* Do this
No images are to be carried over; print all other material exactly as it stands.

* Supplied information
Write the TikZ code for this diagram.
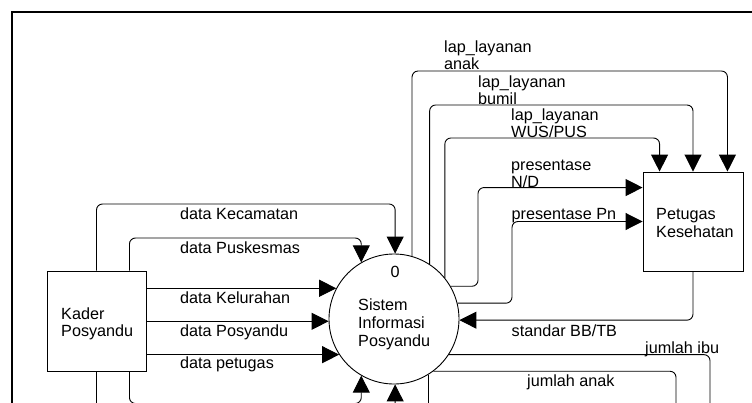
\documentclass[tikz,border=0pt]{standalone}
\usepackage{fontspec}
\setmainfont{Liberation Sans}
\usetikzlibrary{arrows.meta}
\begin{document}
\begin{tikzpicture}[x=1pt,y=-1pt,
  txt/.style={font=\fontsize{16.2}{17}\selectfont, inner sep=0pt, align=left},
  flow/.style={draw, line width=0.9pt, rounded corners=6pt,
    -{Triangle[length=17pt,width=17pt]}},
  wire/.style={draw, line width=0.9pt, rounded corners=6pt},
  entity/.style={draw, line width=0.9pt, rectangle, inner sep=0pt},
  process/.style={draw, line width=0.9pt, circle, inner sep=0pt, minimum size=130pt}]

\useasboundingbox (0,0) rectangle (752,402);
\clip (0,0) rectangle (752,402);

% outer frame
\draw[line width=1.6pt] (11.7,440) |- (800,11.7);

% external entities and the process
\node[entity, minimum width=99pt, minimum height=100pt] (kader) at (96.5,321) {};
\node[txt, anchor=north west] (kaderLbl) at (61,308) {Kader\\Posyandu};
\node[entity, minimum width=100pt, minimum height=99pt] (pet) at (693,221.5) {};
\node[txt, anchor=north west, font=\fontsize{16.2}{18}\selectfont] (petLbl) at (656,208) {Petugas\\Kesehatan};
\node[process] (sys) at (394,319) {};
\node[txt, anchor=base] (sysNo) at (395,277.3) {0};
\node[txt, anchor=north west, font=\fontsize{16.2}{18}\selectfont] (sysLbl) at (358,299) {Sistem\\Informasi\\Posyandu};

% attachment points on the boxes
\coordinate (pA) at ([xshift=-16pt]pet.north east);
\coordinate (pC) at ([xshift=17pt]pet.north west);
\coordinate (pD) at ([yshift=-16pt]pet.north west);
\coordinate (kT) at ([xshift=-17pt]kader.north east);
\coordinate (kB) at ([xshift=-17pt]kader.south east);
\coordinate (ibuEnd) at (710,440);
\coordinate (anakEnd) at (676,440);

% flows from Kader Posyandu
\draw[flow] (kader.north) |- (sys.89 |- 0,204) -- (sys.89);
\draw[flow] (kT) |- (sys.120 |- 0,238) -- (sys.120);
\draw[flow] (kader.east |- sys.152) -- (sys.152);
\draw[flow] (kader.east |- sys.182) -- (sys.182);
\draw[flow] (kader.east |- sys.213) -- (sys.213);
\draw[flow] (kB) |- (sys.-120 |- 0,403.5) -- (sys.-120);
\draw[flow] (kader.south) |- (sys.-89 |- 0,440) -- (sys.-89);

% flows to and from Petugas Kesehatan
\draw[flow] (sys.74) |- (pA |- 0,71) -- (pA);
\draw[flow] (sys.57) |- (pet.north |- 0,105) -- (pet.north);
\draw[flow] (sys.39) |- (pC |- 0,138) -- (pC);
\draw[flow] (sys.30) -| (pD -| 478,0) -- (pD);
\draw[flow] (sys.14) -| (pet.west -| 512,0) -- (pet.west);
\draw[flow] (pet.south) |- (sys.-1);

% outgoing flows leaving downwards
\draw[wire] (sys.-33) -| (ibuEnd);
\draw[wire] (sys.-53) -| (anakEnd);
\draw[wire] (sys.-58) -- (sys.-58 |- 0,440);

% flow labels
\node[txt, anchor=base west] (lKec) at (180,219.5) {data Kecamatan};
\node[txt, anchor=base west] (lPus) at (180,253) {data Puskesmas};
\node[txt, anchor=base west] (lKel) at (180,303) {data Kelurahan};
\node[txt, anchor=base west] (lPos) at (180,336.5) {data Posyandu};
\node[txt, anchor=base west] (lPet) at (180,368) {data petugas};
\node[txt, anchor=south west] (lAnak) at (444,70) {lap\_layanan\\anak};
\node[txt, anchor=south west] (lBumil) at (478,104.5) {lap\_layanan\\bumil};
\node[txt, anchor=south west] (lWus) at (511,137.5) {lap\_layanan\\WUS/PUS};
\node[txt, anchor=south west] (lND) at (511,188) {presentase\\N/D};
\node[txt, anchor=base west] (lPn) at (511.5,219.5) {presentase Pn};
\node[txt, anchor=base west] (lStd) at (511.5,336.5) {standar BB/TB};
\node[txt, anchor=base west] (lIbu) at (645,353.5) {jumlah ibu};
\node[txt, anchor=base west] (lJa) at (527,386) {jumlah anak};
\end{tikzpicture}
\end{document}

* Completed task
Write the TikZ code for this diagram.
\documentclass[tikz,border=0pt]{standalone}
\usepackage{fontspec}
\setmainfont{Liberation Sans}
\usetikzlibrary{arrows.meta}
\begin{document}
\begin{tikzpicture}[x=1pt,y=-1pt,
  txt/.style={font=\fontsize{16.2}{17}\selectfont, inner sep=0pt, align=left},
  flow/.style={draw, line width=0.9pt, rounded corners=6pt,
    -{Triangle[length=17pt,width=17pt]}},
  wire/.style={draw, line width=0.9pt, rounded corners=6pt},
  entity/.style={draw, line width=0.9pt, rectangle, inner sep=0pt},
  process/.style={draw, line width=0.9pt, circle, inner sep=0pt, minimum size=130pt}]

\useasboundingbox (0,0) rectangle (752,402);
\clip (0,0) rectangle (752,402);

% outer frame
\draw[line width=1.6pt] (11.7,440) |- (800,11.7);

% external entities and the process
\node[entity, minimum width=99pt, minimum height=100pt] (kader) at (96.5,321) {};
\node[txt, anchor=north west] (kaderLbl) at (61,308) {Kader\\Posyandu};
\node[entity, minimum width=100pt, minimum height=99pt] (pet) at (693,221.5) {};
\node[txt, anchor=north west, font=\fontsize{16.2}{18}\selectfont] (petLbl) at (656,208) {Petugas\\Kesehatan};
\node[process] (sys) at (394,319) {};
\node[txt, anchor=base] (sysNo) at (395,277.3) {0};
\node[txt, anchor=north west, font=\fontsize{16.2}{18}\selectfont] (sysLbl) at (358,299) {Sistem\\Informasi\\Posyandu};

% attachment points on the boxes
\coordinate (pA) at ([xshift=-16pt]pet.north east);
\coordinate (pC) at ([xshift=17pt]pet.north west);
\coordinate (pD) at ([yshift=-16pt]pet.north west);
\coordinate (kT) at ([xshift=-17pt]kader.north east);
\coordinate (kB) at ([xshift=-17pt]kader.south east);
\coordinate (ibuEnd) at (710,440);
\coordinate (anakEnd) at (676,440);

% flows from Kader Posyandu
\draw[flow] (kader.north) |- (sys.89 |- 0,204) -- (sys.89);
\draw[flow] (kT) |- (sys.120 |- 0,238) -- (sys.120);
\draw[flow] (kader.east |- sys.152) -- (sys.152);
\draw[flow] (kader.east |- sys.182) -- (sys.182);
\draw[flow] (kader.east |- sys.213) -- (sys.213);
\draw[flow] (kB) |- (sys.-120 |- 0,403.5) -- (sys.-120);
\draw[flow] (kader.south) |- (sys.-89 |- 0,440) -- (sys.-89);

% flows to and from Petugas Kesehatan
\draw[flow] (sys.74) |- (pA |- 0,71) -- (pA);
\draw[flow] (sys.57) |- (pet.north |- 0,105) -- (pet.north);
\draw[flow] (sys.39) |- (pC |- 0,138) -- (pC);
\draw[flow] (sys.30) -| (pD -| 478,0) -- (pD);
\draw[flow] (sys.14) -| (pet.west -| 512,0) -- (pet.west);
\draw[flow] (pet.south) |- (sys.-1);

% outgoing flows leaving downwards
\draw[wire] (sys.-33) -| (ibuEnd);
\draw[wire] (sys.-53) -| (anakEnd);
\draw[wire] (sys.-58) -- (sys.-58 |- 0,440);

% flow labels
\node[txt, anchor=base west] (lKec) at (180,219.5) {data Kecamatan};
\node[txt, anchor=base west] (lPus) at (180,253) {data Puskesmas};
\node[txt, anchor=base west] (lKel) at (180,303) {data Kelurahan};
\node[txt, anchor=base west] (lPos) at (180,336.5) {data Posyandu};
\node[txt, anchor=base west] (lPet) at (180,368) {data petugas};
\node[txt, anchor=south west] (lAnak) at (444,70) {lap\_layanan\\anak};
\node[txt, anchor=south west] (lBumil) at (478,104.5) {lap\_layanan\\bumil};
\node[txt, anchor=south west] (lWus) at (511,137.5) {lap\_layanan\\WUS/PUS};
\node[txt, anchor=south west] (lND) at (511,188) {presentase\\N/D};
\node[txt, anchor=base west] (lPn) at (511.5,219.5) {presentase Pn};
\node[txt, anchor=base west] (lStd) at (511.5,336.5) {standar BB/TB};
\node[txt, anchor=base west] (lIbu) at (645,353.5) {jumlah ibu};
\node[txt, anchor=base west] (lJa) at (527,386) {jumlah anak};
\end{tikzpicture}
\end{document}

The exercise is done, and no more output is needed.